Oh, yes, definitely--especially second grade.  One would be "word slotting"
for instance.  If the class was midway through writing a poem (using shared
writing), you could talk about descriptive language.  Then, as a class, you
could ferret out the boring words and phrases and "cross them out" so that
the original word is still visible.  Children could then be chosen to come
up and write better descriptive words (still probably more shared than
interactive writing), but then...as you proceed through the rest of the
poem, individuals could slot in/write words that are interesting and
descriptive.  That's the part I would probably call "interactive writing."
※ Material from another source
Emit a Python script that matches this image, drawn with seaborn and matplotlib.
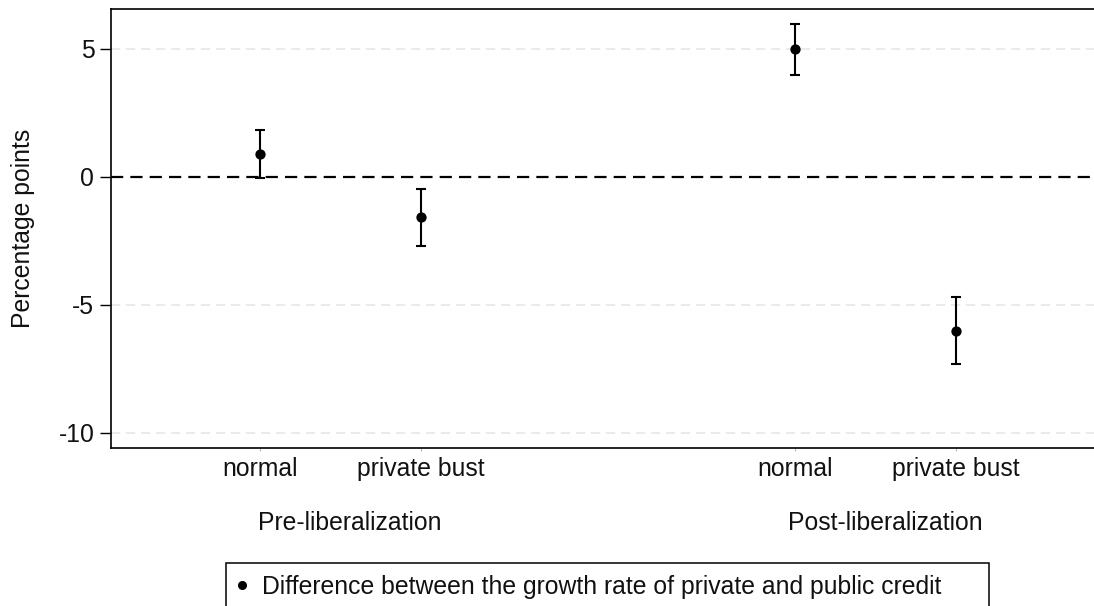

 It's hard to think of when something proceeds through modeled writing to
interactive writing to shared writing to student writing, and really it's
just a continuum anyway.  In the example above, it's not a straight road to
release to independence, but then, what is?  Also, word slotting could be
used as interactive writing in these grades to demonstrate/do any craft
lesson application.  So if you wanted children to write in a passage
including dialogue, you could provide the passage on a smartboard and
individual children could add in the dialogue.  It's a different experience
when it's wholly the child's writing rather than shared.  But...in the older
grades, I think it would be a much rarer phenomenon because shared writing
would take over.  There is much less need for the children to do the writing
themselves, rather than doing shared writing where the teacher records the
group efforts, in older kids.  I would use it occasionally for the fun that
kids get writing it up there when noone knows what's to come.  I guess the
way I use it would be just as a different way to add pizazz and fun, and it
doesn't really serve the same purpose interactive writing does for K and
1st.

On Sun, Oct 2, 2011 at 1:13 PM, <[email protected]> wrote:

> I am used to interactive writing in the first grade, for the obvious
> reasons. Can it be done in the second, third and fourth grades? And what
> would be the goals/purposes of interactive writing at those grade levels?